On most days, I could work myself into an internal cocoon and remain, at least on the surface, unfazed. Today, with the accelerated angst of the arrival of my friend, my tolerance was low. I told them to “Shut up” and “Get lost”. This only egged them on and the barrage heightened. We headed off the beach as we did every day for lunch. Today was a little unusual because my grandmother was not back at the cottage. She ran things during the week and my mom and other relatives would come for the weekends. The cottages were very close together and Mrs. G. was watching us today. By the time Mrs. G. had prepared us some spaghetti, most of the kids were already on our porch preparing for the afternoon shift on the beach.

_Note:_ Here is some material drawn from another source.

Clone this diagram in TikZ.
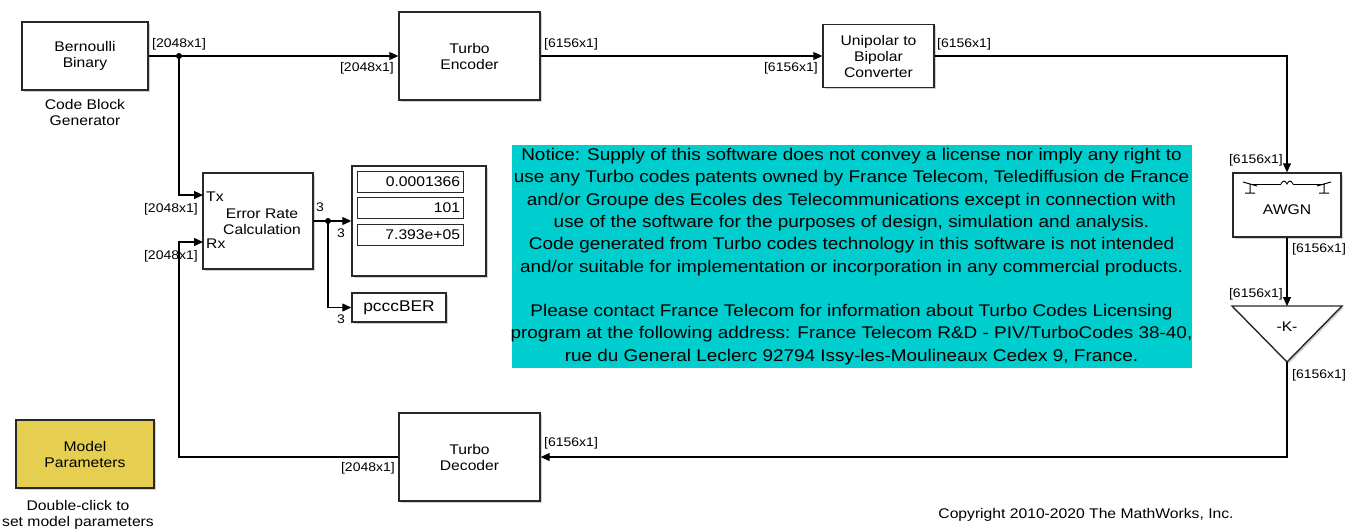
\documentclass[tikz,border=0pt]{standalone}
\usepackage{fontspec}
\setmainfont[FakeStretch=1.12]{Liberation Sans}
\usetikzlibrary{arrows.meta,calc}
\definecolor{noticecyan}{RGB}{0,205,205}
\definecolor{paramyellow}{RGB}{230,207,80}
\definecolor{edge}{RGB}{40,40,40}
\newcommand{\blkfont}{\fontsize{14}{16}\selectfont}
\newcommand{\lblfont}{\fontsize{12.5}{14}\selectfont}
\newcommand{\ntcfont}{\fontsize{16.9}{22.3}\selectfont}
\begin{document}
\begin{tikzpicture}[x=1pt,y=-1pt,
  shadowed/.style={preaction={fill=black!18,transform canvas={shift={(1.8pt,-1.8pt)}}}},
  blk/.style={draw=edge,line width=1.4pt,fill=white,align=center,font=\blkfont,inner sep=0pt,shadowed},
  cell/.style={draw=edge,line width=1pt,fill=white,align=right,font=\blkfont,inner sep=0pt,text width=100pt,minimum width=106pt,minimum height=21pt},
  lbl/.style={font=\lblfont,inner sep=0pt},
  captxt/.style={font=\blkfont,align=center,inner sep=0pt},
  wire/.style={line width=1.1pt,draw=black},
  arr/.style={wire,-{Triangle[length=9pt,width=8pt]}},
  dot/.style={circle,fill=black,inner sep=0pt,minimum size=6pt}]
\useasboundingbox (0,0) rectangle (1354,531);
% blocks
\node[blk,minimum width=126pt,minimum height=68pt] (bern) at (85,56) {Bernoulli\\Binary};
\node[captxt] (bernc) at (85,112) {Code Block\\Generator};
\node[blk,minimum width=141pt,minimum height=88pt] (enc) at (469.5,56) {Turbo\\Encoder};
\node[blk,minimum width=111pt,minimum height=63pt] (uni) at (878.5,56) {Unipolar to\\Bipolar\\Converter};
\node[blk,minimum width=108pt,minimum height=64pt] (awgn) at (1287,205) {};
\node[font=\blkfont] (awgnt) at (1287,210) {AWGN};
% AWGN icon
\draw[line width=0.9pt] (1250,184) -- (1281,184) (1293,184) -- (1324,184);
\draw[line width=0.9pt] (1281,184) .. controls (1283,180) and (1285,180) .. (1287,184) .. controls (1289,180) and (1291,180) .. (1293,184);
\draw[line width=1pt] (1243,182) -- (1257,186) (1250,184) -- (1250,193) (1245,193) -- (1255,193);
\draw[line width=1pt] (1331,182) -- (1317,186) (1324,184) -- (1324,193) (1319,193) -- (1329,193);
% gain
\coordinate (gin) at (1287,306);
\coordinate (gout) at (1287,362);
\draw[edge,line width=1.4pt,fill=white,shadowed] (1232,306) -- (1342,306) -- (gout) -- cycle;
\node[font=\blkfont] (gaink) at (1287,327) {-K-};
\node[blk,minimum width=141pt,minimum height=88pt] (dec) at (469.5,457) {Turbo\\Decoder};
\node[blk,minimum width=110pt,minimum height=96pt] (err) at (258,221) {};
\node[captxt] (errt) at (262,222) {Error Rate\\Calculation};
\node[font=\blkfont,anchor=west,inner sep=0pt] (tx) at (206,197) {Tx};
\node[font=\blkfont,anchor=west,inner sep=0pt] (rx) at (206,244) {Rx};
\node[blk,minimum width=134pt,minimum height=110pt] (disp) at (419,221) {};
\node[cell] (c1) at (410,182) {0.0001366};
\node[cell] (c2) at (410,208) {101};
\node[cell] (c3) at (410,234.5) {7.393e+05};
\node[blk,minimum width=94pt,minimum height=29pt,font=\fontsize{15.5}{17}\selectfont] (ber) at (399,307.5) {pcccBER};
\node[draw=noticecyan,fill=noticecyan,minimum width=679pt,minimum height=222pt,inner sep=0pt] (notice) at (851.5,256.5) {};
\node[inner sep=0pt,align=center,font=\ntcfont] (noticetext) at (notice.center) {Notice: Supply of this software does not convey a license nor imply any right to\\
use any Turbo codes patents owned by France Telecom, Telediffusion de France\\
and/or Groupe des Ecoles des Telecommunications except in connection with\\
use of the software for the purposes of design, simulation and analysis.\\
Code generated from Turbo codes technology in this software is not intended\\
and/or suitable for implementation or incorporation in any commercial products.\\[22.3pt]
Please contact France Telecom for information about Turbo Codes Licensing\\
program at the following address: France Telecom R\&D - PIV/TurboCodes 38-40,\\
rue du General Leclerc 92794 Issy-les-Moulineaux Cedex 9, France.};
\node[blk,fill=paramyellow,minimum width=138pt,minimum height=68pt] (model) at (85,454) {Model\\Parameters};
\node[captxt] (modelc) at (78,515) {Double-click to\\set model parameters};
\node[font=\blkfont,inner sep=0pt] (copy) at (1086,515) {Copyright 2010-2020 The MathWorks, Inc.};
% wires
\coordinate (split1) at (179,56);
\draw[arr] (bern.east) -- (enc.west);
\draw[arr] (split1) -- (179,195) -- (203,195) coordinate (txin);
\node[dot] (d1) at (split1) {};
\draw[arr] (dec.west) -- (179,457) -- (179,242) -- (203,242) coordinate (rxin);
\draw[arr] (enc.east) -- (uni.west);
\draw[arr] (uni.east) -- (uni.east -| awgn.north) -- (awgn.north);
\draw[arr] (awgn.south) -- (gin);
\draw[arr] (gout) -- (1287,457) -- (dec.east);
\coordinate (split2) at (328,221);
\draw[arr] (err.east) -- (disp.west);
\draw[arr] (split2) -- (328,307.5) -- (ber.west);
\node[dot] (d2) at (split2) {};
% labels
\node[lbl,anchor=south west] (l1) at (152,50) {[2048x1]};
\node[lbl,anchor=north east] (l2) at (394,62) {[2048x1]};
\node[lbl,anchor=south west] (l3) at (544,50) {[6156x1]};
\node[lbl,anchor=north east] (l4) at (818,62) {[6156x1]};
\node[lbl,anchor=south west] (l5) at (937,50) {[6156x1]};
\node[lbl,anchor=east] (l6) at (1283,160) {[6156x1]};
\node[lbl,anchor=west] (l7) at (1292,249) {[6156x1]};
\node[lbl,anchor=east] (l8) at (1283,294) {[6156x1]};
\node[lbl,anchor=west] (l9) at (1292,375) {[6156x1]};
\node[lbl,anchor=west] (l10) at (544,443) {[6156x1]};
\node[lbl,anchor=east] (l11) at (395,468) {[2048x1]};
\node[lbl,anchor=east] (l12) at (198,209) {[2048x1]};
\node[lbl,anchor=east] (l13) at (198,256) {[2048x1]};
\node[lbl] (n1) at (320,207) {3};
\node[lbl] (n2) at (341,233) {3};
\node[lbl] (n3) at (341,319) {3};
\end{tikzpicture}
\end{document}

I couldn’t muster the energy to absorb any more teasing so I sat inside to eat. The boys were still caught up in their verbal taunts and they just called out one name after another at me. I told them to stop. I asked them to stop. I raised my voice and insisted that they stop. Finally, I had reached my breaking point. Picking up my plate of spaghetti, I screamed louder than I thought possible, and fired that plate at the window. Exhaling at the peak of my lung capacity I screamed, “Shut up”, “Get out”, and “Leave me alone”. The porch grew immediately silent and you could hear the spaghetti and plate squeaking as it slid down the window. I walked into the front bedroom and covered my head with a pillow. As I drifted off into a daydream, I heard comments such as, “We were just kidding”, and “Your brother takes this too seriously. As I wandered off to sleep, the boys’ conversation faded from my conscientious, as I shifted towards a safe place.